| DATA FOR PROCESSING |
-------

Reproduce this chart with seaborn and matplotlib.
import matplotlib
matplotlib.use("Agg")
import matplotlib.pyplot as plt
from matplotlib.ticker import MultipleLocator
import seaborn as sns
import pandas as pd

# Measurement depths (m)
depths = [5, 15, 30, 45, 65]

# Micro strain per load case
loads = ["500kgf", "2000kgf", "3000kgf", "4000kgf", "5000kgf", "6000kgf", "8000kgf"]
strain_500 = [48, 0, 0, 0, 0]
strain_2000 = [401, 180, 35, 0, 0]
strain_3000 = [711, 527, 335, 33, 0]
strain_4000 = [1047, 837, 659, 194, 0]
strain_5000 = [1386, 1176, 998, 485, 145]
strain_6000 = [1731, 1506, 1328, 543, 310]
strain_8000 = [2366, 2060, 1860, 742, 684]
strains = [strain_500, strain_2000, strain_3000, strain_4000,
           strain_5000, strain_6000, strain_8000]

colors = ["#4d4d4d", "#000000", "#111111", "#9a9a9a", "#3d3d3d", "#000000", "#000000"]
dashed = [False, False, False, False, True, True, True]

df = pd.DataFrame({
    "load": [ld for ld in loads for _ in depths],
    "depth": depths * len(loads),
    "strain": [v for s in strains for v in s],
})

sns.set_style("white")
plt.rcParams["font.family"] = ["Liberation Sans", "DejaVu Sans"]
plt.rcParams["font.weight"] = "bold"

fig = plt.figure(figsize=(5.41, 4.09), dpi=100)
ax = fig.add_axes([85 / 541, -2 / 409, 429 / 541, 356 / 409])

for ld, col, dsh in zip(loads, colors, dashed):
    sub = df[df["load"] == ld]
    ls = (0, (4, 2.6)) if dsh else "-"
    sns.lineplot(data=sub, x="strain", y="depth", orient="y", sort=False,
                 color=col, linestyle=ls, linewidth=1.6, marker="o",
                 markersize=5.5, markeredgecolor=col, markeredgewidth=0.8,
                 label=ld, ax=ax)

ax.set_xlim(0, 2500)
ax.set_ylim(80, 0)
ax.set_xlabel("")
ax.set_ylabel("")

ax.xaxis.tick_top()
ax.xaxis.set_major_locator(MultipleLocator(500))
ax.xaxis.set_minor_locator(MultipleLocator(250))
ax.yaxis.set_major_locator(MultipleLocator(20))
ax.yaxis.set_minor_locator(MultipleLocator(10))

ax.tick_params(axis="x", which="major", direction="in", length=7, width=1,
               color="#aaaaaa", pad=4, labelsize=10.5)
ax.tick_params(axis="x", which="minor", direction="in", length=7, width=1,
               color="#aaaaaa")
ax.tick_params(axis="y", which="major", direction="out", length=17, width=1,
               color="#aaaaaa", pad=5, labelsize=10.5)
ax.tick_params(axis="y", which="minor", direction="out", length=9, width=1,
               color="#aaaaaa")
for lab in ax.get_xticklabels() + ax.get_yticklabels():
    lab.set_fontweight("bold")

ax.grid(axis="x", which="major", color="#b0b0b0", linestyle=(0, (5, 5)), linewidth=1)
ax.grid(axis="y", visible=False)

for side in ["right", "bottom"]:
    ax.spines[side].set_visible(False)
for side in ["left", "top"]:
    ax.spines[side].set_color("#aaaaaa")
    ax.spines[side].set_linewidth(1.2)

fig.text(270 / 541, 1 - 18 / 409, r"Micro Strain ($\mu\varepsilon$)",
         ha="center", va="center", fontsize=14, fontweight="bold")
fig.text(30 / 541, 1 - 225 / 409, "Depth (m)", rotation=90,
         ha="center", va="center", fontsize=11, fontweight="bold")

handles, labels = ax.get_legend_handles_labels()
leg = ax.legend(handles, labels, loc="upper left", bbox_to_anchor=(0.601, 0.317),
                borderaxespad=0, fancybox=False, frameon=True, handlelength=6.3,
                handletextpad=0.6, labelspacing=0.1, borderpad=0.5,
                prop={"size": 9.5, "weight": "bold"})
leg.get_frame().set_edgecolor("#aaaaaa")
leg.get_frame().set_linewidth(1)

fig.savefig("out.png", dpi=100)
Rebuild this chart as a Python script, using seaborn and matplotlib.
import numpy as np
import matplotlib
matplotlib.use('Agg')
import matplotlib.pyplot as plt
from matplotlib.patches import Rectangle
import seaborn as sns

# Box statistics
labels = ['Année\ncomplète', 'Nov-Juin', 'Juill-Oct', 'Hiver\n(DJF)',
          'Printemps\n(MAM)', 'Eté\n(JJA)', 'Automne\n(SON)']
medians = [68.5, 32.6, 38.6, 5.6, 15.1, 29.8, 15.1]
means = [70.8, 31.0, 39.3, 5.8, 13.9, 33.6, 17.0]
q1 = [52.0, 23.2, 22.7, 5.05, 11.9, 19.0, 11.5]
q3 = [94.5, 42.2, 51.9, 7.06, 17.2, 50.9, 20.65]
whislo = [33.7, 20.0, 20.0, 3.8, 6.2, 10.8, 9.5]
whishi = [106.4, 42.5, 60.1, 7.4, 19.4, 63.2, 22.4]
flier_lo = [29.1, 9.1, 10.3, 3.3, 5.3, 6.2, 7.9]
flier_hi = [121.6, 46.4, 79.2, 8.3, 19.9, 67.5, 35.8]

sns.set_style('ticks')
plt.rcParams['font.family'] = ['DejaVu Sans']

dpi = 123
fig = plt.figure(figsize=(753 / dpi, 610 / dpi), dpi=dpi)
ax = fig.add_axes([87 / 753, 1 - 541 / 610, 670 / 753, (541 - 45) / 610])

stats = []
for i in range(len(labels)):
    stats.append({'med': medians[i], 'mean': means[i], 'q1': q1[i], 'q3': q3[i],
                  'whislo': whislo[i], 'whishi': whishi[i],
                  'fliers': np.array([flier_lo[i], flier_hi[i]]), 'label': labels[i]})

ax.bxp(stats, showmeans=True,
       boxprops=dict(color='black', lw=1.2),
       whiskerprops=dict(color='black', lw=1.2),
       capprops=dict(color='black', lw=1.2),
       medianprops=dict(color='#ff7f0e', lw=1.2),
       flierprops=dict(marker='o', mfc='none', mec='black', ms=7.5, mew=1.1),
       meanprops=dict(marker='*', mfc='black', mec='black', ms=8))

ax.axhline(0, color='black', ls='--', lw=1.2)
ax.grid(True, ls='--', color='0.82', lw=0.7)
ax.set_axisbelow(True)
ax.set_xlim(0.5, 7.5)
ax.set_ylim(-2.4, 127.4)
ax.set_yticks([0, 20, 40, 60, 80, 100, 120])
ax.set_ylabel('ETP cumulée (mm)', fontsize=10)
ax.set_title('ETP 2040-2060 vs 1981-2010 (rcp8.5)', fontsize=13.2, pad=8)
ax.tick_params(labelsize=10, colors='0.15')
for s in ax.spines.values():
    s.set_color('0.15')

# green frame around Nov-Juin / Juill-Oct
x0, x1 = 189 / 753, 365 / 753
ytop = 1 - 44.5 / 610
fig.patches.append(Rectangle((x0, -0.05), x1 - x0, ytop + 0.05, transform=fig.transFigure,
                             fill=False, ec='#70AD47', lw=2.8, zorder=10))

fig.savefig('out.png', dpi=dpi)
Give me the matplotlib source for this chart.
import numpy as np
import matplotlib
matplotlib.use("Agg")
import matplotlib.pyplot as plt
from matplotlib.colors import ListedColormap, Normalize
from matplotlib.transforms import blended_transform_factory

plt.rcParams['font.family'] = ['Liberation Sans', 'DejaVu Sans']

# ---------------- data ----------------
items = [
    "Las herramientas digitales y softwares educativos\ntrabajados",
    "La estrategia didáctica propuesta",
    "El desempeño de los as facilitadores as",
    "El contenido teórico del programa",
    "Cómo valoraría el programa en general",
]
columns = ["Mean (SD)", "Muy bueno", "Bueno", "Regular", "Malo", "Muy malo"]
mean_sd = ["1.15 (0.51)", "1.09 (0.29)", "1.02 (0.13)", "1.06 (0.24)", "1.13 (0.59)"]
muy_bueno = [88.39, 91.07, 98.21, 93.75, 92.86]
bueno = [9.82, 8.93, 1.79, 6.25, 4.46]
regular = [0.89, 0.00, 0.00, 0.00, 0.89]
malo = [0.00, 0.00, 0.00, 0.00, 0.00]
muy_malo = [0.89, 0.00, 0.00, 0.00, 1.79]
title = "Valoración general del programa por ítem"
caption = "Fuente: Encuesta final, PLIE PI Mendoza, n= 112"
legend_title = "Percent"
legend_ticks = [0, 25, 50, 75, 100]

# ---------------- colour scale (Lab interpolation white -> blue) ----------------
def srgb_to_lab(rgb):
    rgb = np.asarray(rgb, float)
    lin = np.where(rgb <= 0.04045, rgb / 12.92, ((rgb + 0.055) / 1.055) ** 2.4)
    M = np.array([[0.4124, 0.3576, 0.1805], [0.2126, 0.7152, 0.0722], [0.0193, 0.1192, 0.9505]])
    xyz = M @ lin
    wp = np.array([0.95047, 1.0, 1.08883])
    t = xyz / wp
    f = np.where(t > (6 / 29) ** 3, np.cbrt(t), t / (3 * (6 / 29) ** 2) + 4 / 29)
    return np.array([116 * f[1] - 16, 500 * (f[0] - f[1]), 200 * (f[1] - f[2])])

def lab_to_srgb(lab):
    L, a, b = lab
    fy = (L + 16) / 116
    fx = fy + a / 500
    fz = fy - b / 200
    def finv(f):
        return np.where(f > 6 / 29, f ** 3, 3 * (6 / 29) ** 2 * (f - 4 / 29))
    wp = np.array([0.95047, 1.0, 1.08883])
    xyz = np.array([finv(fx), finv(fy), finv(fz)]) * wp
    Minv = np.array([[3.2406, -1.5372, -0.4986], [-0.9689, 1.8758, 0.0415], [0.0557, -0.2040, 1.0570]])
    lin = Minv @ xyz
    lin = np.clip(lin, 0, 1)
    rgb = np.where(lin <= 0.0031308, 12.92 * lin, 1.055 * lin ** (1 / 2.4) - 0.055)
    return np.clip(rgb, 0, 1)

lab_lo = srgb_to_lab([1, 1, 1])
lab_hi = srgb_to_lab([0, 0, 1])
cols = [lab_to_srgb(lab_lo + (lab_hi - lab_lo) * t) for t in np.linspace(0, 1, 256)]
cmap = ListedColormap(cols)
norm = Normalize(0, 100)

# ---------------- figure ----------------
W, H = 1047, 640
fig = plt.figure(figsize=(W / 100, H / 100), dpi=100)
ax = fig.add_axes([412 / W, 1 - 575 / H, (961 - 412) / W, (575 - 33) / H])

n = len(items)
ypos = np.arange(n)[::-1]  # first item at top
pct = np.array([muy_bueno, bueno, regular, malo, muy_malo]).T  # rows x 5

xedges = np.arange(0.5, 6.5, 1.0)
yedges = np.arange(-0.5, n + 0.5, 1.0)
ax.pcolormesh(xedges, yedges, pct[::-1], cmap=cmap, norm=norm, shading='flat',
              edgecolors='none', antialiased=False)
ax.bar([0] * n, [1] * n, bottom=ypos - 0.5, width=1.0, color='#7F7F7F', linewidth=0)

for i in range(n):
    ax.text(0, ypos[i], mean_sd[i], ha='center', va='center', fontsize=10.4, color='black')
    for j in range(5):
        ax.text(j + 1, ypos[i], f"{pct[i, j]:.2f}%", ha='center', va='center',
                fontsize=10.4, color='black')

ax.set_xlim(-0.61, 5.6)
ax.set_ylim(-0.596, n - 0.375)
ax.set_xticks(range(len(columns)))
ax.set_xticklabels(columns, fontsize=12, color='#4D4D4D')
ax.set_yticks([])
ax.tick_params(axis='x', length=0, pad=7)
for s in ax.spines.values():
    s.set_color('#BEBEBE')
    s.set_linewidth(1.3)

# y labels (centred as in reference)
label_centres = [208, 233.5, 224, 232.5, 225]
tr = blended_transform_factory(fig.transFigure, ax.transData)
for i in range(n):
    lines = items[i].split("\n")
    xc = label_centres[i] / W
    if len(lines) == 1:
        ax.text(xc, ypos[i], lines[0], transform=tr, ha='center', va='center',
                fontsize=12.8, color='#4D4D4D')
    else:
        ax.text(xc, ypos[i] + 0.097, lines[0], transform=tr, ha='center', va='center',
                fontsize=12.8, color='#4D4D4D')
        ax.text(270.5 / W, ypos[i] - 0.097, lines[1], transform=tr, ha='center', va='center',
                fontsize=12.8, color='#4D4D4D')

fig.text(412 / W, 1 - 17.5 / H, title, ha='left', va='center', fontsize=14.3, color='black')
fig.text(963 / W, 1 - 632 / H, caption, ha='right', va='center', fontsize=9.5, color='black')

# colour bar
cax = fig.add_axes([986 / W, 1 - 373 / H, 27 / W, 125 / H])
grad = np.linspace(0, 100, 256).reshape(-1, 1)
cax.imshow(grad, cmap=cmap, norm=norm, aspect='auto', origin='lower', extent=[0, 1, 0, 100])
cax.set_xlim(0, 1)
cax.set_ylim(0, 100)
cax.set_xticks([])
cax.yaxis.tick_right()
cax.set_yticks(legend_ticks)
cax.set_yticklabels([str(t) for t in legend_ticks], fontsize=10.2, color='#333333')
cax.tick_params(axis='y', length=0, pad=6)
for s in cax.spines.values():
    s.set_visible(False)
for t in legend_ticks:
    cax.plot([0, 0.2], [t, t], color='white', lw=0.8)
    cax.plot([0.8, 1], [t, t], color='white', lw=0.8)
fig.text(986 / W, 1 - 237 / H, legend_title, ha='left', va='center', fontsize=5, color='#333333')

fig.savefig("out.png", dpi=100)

-------

| DIRECTION |
Return exactly the lines above from the line that has "Give me the matplotlib source for this chart." through the line that has "plt.rcParams['font.family'] = ['Liberation", inclusive, and nothing else.

| RESULT |
Give me the matplotlib source for this chart.
import numpy as np
import matplotlib
matplotlib.use("Agg")
import matplotlib.pyplot as plt
from matplotlib.colors import ListedColormap, Normalize
from matplotlib.transforms import blended_transform_factory

plt.rcParams['font.family'] = ['Liberation Sans', 'DejaVu Sans']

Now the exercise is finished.